The thing about Marcus is that he’s actually capable of better… And I wouldn’t be at all surprised to see it for the remainder of the year. He’s putting up a .311/.380/.507 season, which is awfully good. Among second basemen, only Jose Vidro has been better.

But when Marcus gets comfortable, he might take a jump. Remember, he walked a lot in the minors, and hasn’t really shown that in the majors. And he’s hit a lot of doubles but relatively few home runs; he’s just missed a lot of the time. Turn ten outs into walks and five doubles into homers. Now he’s hitting .320/.396/.550, an OPS near .950. And frankly, that walk rate is still lower than his minor league rates were. Remember, Marcus is still pretty inexperienced at the major league level. He came into this season with only 457 career ML at-bats. On a per-game rate, he’s still early in his second season.

3 thoughts on “You know…”

  1. Marcus currently has 35 doubles, and is on pace for 54, which is Edgar Martinez/Craig Biggio territory. Since the Braves moved to Atlanta, only Chipper Jones (41 twice) has hit more than 40.

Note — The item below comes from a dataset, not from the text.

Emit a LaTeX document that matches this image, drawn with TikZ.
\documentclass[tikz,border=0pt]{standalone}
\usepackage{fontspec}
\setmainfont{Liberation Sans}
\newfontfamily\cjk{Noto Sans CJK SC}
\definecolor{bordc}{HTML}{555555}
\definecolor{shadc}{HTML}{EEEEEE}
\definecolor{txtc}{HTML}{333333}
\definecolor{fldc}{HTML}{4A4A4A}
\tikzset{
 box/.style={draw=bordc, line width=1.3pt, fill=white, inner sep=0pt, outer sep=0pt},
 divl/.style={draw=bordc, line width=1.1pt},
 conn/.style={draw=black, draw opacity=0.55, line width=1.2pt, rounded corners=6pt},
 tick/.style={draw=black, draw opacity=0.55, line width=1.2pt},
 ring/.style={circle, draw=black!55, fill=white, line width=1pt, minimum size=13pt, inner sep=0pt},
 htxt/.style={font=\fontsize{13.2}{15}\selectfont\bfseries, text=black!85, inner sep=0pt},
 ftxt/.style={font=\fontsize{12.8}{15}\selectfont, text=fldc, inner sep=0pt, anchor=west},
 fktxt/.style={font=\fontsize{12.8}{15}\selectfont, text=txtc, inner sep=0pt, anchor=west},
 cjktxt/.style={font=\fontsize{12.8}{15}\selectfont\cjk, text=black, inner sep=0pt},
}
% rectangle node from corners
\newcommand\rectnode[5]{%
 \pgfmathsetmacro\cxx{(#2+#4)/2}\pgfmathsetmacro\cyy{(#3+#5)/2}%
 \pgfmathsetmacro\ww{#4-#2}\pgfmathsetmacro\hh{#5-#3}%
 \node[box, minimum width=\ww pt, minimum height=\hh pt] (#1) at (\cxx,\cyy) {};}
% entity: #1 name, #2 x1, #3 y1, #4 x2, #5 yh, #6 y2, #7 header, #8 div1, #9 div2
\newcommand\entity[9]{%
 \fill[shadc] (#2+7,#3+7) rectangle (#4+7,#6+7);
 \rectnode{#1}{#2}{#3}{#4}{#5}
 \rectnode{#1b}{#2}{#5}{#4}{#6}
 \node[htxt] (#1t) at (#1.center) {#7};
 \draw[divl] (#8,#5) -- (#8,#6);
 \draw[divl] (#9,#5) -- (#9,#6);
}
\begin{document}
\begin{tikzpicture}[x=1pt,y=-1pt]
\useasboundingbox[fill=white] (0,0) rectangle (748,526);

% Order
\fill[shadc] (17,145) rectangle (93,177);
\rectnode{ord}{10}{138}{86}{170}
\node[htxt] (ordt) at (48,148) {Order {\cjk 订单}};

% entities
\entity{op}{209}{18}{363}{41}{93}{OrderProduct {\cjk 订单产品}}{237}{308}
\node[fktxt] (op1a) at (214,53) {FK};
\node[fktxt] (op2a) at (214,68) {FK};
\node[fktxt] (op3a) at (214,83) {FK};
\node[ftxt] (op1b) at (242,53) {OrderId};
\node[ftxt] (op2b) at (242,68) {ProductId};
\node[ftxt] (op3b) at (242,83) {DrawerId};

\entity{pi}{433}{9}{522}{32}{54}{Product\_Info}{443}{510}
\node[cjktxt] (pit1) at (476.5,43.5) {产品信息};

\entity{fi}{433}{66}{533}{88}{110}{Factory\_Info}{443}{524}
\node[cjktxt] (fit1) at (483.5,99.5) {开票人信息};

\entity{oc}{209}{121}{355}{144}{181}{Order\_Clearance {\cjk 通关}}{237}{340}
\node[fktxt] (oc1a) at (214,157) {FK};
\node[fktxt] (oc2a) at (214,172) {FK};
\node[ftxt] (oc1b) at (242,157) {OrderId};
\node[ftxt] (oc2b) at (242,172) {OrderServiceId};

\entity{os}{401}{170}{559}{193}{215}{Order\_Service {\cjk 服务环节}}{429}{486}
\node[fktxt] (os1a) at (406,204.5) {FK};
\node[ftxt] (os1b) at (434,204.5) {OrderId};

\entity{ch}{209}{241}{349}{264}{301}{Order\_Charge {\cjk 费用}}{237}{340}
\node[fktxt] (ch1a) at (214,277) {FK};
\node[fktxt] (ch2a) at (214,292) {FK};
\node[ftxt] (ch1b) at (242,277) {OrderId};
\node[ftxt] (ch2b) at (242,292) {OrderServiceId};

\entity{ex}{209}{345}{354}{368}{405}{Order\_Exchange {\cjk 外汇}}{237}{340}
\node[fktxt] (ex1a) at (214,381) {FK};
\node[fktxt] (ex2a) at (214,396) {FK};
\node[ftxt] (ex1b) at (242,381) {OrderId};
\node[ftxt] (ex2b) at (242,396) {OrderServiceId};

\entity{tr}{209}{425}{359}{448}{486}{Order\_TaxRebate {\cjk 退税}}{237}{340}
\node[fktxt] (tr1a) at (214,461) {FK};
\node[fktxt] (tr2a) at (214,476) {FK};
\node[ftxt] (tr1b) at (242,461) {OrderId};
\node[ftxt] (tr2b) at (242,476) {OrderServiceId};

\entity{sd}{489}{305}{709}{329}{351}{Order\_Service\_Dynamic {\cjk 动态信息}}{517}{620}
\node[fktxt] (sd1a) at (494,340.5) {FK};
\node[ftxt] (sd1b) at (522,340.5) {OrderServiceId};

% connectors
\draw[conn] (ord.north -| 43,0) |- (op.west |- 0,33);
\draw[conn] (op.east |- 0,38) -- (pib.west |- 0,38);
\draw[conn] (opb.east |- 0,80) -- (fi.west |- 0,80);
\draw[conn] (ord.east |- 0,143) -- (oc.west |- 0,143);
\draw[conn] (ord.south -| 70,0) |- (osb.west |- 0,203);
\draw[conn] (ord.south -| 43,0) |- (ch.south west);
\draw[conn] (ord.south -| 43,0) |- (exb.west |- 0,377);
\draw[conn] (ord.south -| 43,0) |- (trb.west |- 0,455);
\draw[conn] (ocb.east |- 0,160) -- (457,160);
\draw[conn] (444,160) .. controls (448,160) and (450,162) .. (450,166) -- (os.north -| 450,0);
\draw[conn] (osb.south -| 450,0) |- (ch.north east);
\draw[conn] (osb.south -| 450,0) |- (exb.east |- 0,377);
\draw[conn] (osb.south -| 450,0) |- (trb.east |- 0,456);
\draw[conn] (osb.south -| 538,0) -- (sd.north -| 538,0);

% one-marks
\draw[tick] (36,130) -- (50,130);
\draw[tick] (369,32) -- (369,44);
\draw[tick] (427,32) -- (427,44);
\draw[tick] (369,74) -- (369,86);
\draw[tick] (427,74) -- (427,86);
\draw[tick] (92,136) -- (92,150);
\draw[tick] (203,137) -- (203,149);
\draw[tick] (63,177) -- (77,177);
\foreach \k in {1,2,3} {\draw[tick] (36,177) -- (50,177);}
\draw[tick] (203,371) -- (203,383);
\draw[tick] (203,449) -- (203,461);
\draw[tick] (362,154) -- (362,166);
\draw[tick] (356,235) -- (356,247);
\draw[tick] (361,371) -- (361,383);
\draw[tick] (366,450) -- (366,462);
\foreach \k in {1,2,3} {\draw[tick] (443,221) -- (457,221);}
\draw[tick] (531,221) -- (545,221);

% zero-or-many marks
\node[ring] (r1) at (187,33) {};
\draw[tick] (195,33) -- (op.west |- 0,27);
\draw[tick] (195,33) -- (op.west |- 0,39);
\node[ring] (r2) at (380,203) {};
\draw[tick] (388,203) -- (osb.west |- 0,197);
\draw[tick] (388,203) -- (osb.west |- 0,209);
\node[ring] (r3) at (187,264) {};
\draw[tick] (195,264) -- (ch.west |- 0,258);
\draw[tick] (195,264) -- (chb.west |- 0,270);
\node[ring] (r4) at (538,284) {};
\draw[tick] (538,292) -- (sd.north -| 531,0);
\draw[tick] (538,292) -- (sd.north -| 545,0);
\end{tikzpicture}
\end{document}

    The franchise record is 51, set by Hugh Duffy in 1894! The “modern” Braves mark is Hank Aaron’s 46 for Milwaukee in 1959.

    Can you imagine breaking a record that’s more than 100 years old? Wonder when was the last time that happened in baseball…

  2. I’m not really sure you can compare Giles’s minor league numbers, especially in the walks department. He played a lot in some really bad lineups (hence why very few of his minor league offensive teammates have found a consistent major league locker) and may have gotten pitched around more. I do think he will walk more, but maybe not to the tune of his minor league numbers.

    Power’s funny, too. After 37 HR in Macon (homering once in every 14 AB) in 1998, he was down to 13 in Myrtle Beach, but that’s more of a stadium issue. Now, in 2000, he only hit 17 HR in Greenville (homering once in every 27 AB).

    After his first two seasons (OBP’s well over .400), the rest of his minor league OBP was in the .385 department which is about right for now.